The PATH Act: So…uh…Why aren’t we Paying our Taxes?
I recently discovered the PATH Act, and although I haven’t had time to fully digest it or read the actual underlying tax code, if the headlines hold even a modicum of truth, then the implications are quite dramatic for tech startups.
At first glance, the PATH Act seems completely misguided, out of touch, and just flat out embarrassing for participants in the technology ecosystem.
As far as I understand, the PATH tax credit has two major implications:
- Startups that generate less than $5M in revenue don’t have to pay payroll taxes for a total credit of up to $250k per year.
- Startup founders and investors that make an investment in a company with less than $50M in revenue don’t have to pay any taxes (up to a $10M gain) if/when the company exits if they hold the stock for > 5 years.
The first credit seems innocuous enough, but the second one, if true…well…we’ve lost our way.
The main reason cited for these tax credits is to create better incentives for founders to build startups and investors to fund them. This may legitimately help for the average small business, but as far as I can tell, there’s been no shortage of interest from founders or VCs in recent years to build and invest in technology startups. It’s also worth mentioning that the existing tax on capital gains, which founders and investors pay when a tech startup exits, is already 20%, well below the average income tax paid in the United States. Warren Buffet has been rightly outspoken about this issue and has argued that we should raise capital gains taxes, rather than lower them…or in the case of PATH, eliminate them completely.
So how did this happen? My guess is it’s a combination of hubris and greed, but by all means, please opine because I’d love to be wrong on this. Selfishly, and moral arguments aside…you know why greed is bad for the startup community? It creates enemies, and it’s often a sign that the end is near. It’s something specific that folks look back on and say, “That really was the beginning of the end wasn’t it…and well, screw those people anyway, they got what they deserved.” This is exactly what we say now about the employees on Wall Street that figured out all the loopholes in ’08.

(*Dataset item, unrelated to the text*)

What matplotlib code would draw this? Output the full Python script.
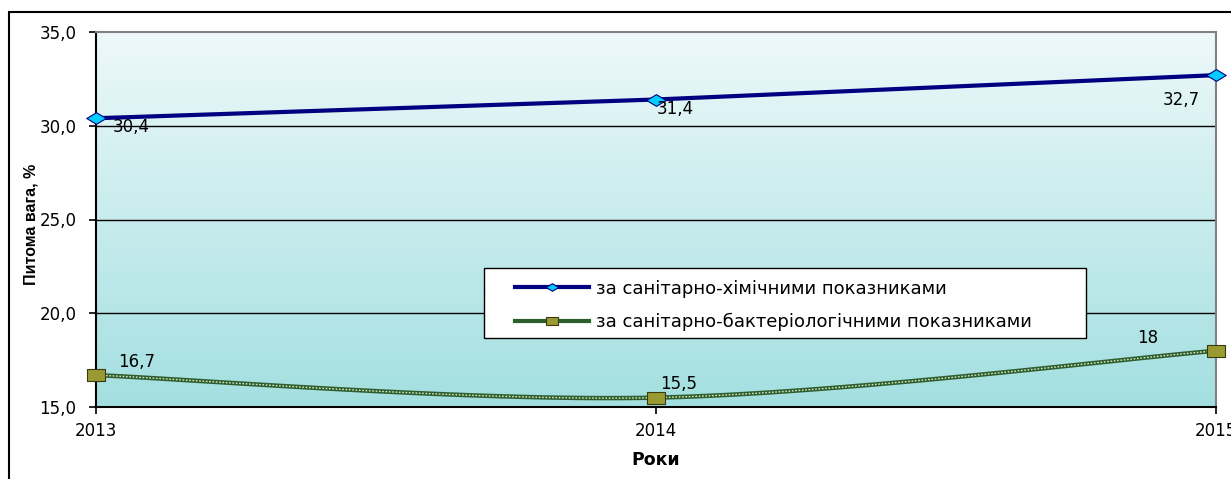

So rather than celebrating paying less (or in this case no tax), maybe as a community we take a step back and ask whether or not this feels right. Successful technology startups regularly create many millions of dollars in wealth for founders and investors. Have you ever heard of a startup founder deciding not to start a startup because she has to pay the capital gains tax when she sells her company? I haven’t either.
So then when did it become OK for us to celebrate not paying our fair share? And what should we do about it?